[Records with drawing code]
((
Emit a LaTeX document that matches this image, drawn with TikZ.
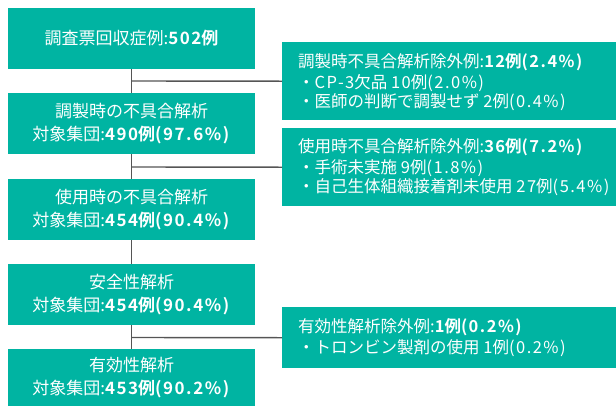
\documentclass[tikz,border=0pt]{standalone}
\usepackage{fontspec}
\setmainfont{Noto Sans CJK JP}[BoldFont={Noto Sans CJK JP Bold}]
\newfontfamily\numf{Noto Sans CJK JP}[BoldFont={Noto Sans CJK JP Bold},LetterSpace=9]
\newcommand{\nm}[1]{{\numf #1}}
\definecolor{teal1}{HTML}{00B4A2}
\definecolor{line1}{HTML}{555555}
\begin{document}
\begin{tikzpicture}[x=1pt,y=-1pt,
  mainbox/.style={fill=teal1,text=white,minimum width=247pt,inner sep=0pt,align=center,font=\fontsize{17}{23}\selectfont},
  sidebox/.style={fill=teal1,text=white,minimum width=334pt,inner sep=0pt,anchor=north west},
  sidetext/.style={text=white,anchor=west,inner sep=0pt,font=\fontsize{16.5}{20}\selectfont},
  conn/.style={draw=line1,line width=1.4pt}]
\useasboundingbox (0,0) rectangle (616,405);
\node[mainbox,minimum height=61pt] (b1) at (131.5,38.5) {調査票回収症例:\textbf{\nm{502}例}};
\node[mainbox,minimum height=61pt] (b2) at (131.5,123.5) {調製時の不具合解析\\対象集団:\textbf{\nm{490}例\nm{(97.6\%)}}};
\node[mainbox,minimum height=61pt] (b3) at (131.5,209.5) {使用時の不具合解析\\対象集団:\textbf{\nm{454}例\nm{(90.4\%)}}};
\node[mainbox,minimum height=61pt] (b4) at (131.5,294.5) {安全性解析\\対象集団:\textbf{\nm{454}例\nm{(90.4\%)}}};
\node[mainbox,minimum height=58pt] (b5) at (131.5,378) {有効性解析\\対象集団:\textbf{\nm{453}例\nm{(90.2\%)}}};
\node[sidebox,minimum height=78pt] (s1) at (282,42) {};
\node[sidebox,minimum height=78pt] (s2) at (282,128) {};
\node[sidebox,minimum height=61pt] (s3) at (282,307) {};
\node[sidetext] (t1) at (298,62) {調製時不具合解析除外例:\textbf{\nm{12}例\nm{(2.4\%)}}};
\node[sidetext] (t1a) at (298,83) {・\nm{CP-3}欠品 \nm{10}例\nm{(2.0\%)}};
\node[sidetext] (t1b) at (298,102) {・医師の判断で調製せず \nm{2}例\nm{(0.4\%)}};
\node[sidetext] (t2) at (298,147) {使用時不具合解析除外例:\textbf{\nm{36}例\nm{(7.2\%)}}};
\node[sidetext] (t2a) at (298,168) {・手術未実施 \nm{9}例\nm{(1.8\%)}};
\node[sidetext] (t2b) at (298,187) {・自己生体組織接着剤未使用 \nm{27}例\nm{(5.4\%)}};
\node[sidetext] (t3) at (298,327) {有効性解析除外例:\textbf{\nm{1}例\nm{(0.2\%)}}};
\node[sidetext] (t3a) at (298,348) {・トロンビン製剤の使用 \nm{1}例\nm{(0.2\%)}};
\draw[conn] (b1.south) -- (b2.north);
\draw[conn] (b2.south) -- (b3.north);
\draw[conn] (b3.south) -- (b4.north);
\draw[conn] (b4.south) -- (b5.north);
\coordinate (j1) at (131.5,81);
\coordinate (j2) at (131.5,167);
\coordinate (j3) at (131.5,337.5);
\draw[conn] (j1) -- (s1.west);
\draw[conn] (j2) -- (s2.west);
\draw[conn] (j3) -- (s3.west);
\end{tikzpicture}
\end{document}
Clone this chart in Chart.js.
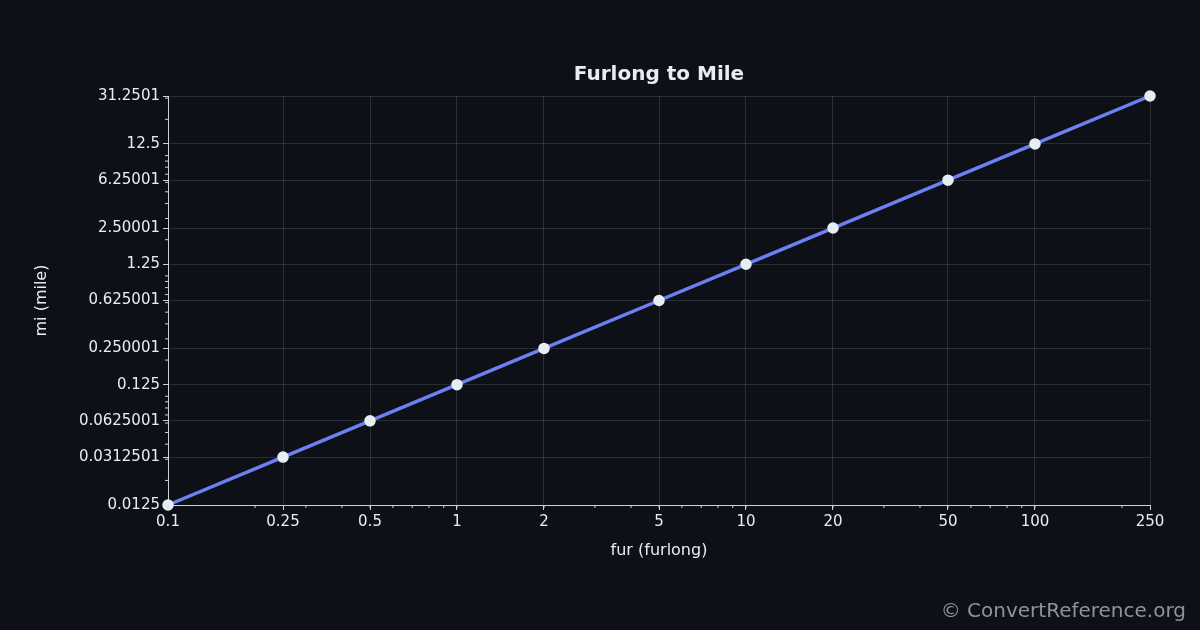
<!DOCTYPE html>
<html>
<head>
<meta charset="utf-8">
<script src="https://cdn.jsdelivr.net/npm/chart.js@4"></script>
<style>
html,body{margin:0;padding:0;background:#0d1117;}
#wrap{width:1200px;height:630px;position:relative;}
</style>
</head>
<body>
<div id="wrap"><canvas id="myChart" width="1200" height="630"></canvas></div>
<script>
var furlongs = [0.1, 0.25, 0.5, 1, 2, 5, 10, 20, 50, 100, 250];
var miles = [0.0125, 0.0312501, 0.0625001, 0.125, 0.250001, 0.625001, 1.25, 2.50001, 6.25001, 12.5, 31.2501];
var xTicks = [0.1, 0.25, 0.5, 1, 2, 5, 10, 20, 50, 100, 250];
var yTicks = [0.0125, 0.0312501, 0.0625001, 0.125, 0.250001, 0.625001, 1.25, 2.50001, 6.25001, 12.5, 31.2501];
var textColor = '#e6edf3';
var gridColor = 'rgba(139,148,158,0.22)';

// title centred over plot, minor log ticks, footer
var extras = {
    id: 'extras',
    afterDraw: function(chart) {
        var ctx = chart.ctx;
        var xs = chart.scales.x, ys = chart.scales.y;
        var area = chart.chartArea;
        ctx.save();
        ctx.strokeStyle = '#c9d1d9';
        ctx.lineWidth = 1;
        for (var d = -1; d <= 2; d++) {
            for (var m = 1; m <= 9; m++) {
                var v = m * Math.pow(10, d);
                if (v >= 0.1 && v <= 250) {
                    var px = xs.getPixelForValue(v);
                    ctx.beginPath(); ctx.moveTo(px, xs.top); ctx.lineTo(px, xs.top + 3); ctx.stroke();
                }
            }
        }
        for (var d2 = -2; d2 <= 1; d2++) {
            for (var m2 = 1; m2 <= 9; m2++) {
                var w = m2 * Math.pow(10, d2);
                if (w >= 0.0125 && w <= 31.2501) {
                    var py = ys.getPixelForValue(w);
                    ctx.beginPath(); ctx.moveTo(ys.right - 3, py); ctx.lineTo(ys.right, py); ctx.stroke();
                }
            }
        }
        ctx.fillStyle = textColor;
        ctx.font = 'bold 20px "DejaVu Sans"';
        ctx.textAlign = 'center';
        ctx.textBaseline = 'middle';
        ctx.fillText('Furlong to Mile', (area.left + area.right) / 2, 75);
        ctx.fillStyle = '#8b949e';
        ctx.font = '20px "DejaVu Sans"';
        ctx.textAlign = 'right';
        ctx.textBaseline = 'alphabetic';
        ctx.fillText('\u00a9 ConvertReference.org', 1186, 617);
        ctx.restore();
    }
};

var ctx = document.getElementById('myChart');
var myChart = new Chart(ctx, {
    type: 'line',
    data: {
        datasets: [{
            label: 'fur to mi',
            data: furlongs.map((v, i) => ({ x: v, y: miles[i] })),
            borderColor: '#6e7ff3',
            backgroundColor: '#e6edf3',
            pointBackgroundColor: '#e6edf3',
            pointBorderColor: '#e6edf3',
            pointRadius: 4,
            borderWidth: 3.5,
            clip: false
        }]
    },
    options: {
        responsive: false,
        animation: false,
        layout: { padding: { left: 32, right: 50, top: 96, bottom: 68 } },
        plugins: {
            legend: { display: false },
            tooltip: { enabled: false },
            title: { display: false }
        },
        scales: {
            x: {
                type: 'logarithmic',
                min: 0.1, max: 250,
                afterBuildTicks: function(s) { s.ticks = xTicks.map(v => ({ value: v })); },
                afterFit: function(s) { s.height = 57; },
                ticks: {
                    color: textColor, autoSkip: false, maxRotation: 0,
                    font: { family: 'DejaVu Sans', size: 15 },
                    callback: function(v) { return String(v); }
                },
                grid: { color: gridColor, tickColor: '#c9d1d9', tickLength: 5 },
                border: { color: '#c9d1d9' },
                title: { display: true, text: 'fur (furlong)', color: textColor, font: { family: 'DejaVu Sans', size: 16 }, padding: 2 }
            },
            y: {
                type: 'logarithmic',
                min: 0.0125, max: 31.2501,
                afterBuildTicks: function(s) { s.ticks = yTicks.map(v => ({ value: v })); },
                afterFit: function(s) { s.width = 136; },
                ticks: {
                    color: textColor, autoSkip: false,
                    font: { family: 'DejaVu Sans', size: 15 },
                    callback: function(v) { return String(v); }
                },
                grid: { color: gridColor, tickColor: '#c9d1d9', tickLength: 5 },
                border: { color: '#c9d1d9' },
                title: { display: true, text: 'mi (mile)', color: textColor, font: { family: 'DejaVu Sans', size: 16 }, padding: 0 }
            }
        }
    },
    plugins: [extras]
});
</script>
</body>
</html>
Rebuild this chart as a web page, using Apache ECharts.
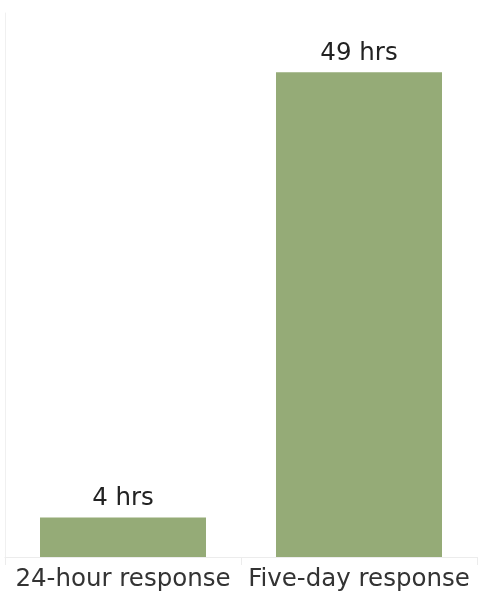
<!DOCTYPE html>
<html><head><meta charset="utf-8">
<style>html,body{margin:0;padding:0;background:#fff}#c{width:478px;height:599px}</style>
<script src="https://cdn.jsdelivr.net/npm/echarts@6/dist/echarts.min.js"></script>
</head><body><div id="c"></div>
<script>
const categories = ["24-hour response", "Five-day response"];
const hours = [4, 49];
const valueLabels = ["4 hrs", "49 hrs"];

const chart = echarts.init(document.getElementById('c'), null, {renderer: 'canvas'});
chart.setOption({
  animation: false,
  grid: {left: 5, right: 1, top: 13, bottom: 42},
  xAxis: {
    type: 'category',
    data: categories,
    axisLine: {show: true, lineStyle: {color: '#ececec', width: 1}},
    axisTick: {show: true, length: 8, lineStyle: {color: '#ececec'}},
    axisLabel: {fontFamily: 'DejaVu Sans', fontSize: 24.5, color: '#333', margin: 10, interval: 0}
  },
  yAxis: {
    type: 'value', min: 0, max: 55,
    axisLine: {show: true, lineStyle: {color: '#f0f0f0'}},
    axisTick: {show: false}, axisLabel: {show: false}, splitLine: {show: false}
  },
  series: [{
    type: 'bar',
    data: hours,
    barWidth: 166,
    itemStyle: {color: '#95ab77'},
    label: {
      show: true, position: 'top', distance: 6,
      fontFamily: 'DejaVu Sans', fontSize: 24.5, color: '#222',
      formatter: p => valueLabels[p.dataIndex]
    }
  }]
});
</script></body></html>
))
→ Set task: Only the lines from "Clone this chart in Chart.js." through "var gridColor = 'rgba(139,148,158,0.22)';" should appear in your output, copied exactly with both end lines, and with no pictures.

→ Task answer:
Clone this chart in Chart.js.
<!DOCTYPE html>
<html>
<head>
<meta charset="utf-8">
<script src="https://cdn.jsdelivr.net/npm/chart.js@4"></script>
<style>
html,body{margin:0;padding:0;background:#0d1117;}
#wrap{width:1200px;height:630px;position:relative;}
</style>
</head>
<body>
<div id="wrap"><canvas id="myChart" width="1200" height="630"></canvas></div>
<script>
var furlongs = [0.1, 0.25, 0.5, 1, 2, 5, 10, 20, 50, 100, 250];
var miles = [0.0125, 0.0312501, 0.0625001, 0.125, 0.250001, 0.625001, 1.25, 2.50001, 6.25001, 12.5, 31.2501];
var xTicks = [0.1, 0.25, 0.5, 1, 2, 5, 10, 20, 50, 100, 250];
var yTicks = [0.0125, 0.0312501, 0.0625001, 0.125, 0.250001, 0.625001, 1.25, 2.50001, 6.25001, 12.5, 31.2501];
var textColor = '#e6edf3';
var gridColor = 'rgba(139,148,158,0.22)';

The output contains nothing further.